Banks ‘over reliant on wholesale funding’
“The question is how wise is it to have a funding strategy that is 100% based on wholesale funding,” said Mario Draghi, governor of the Bank of Italy, who addressed the banking community in Dublin yesterday.
Responding to a question after he delivered the Central Bank Whitaker lecture in Dublin Castle, Mr Draghi said banks that relied solely on the inter-bank markets for their funding were the ones who suffered most.
“Banks who had a diversified financial strategy were the ones who coped best”, he said.
Financial institutions also failed to “pay enough attention to the Central Banks at certain times” as the build up to the credit crunch unfolded in the preceding years.
At least “two and a half years ago he was aware of what was building up” in relation to the credit situation, he said. Banks had been offering “perverse incentives” to borrowers that eventually led to loss of confidence.

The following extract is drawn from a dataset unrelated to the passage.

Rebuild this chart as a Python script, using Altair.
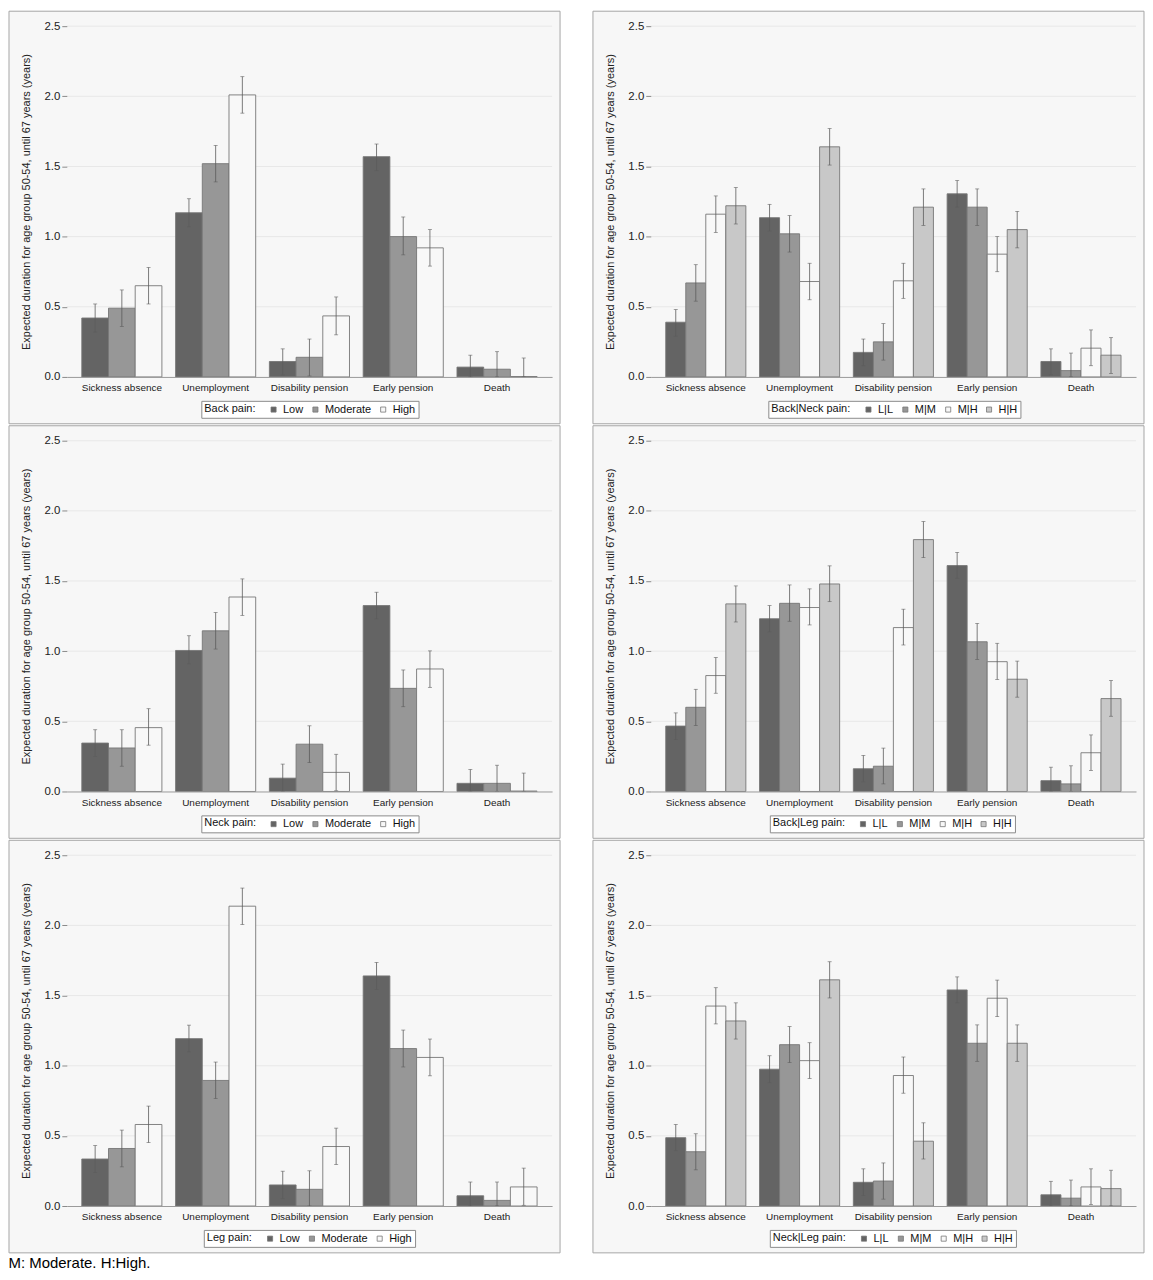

Lack of liquidity was the key problem in many cases, rather than systemic problems among the banks, he said. Central banks were pretty effective in dealing with the liquidity crisis, though in future it was clear they would have to cooperate more fully to prevent a recurrence of the current crisis.
Asked about how long this current crisis will last, he said: “I have an extraordinary admiration for those people who say the financial crisis is behind us, or the financial crisis will last for another three years, or it will become much worse than it is today, or we haven’t seen any crisis like this today. It’s very hard to say”.
“It is our communication that will induce either stigma or trust”, he said. Even well intentioned announcements can trigger “herd behaviour and exacerbate liquidity problems” the events of the last year demonstrated.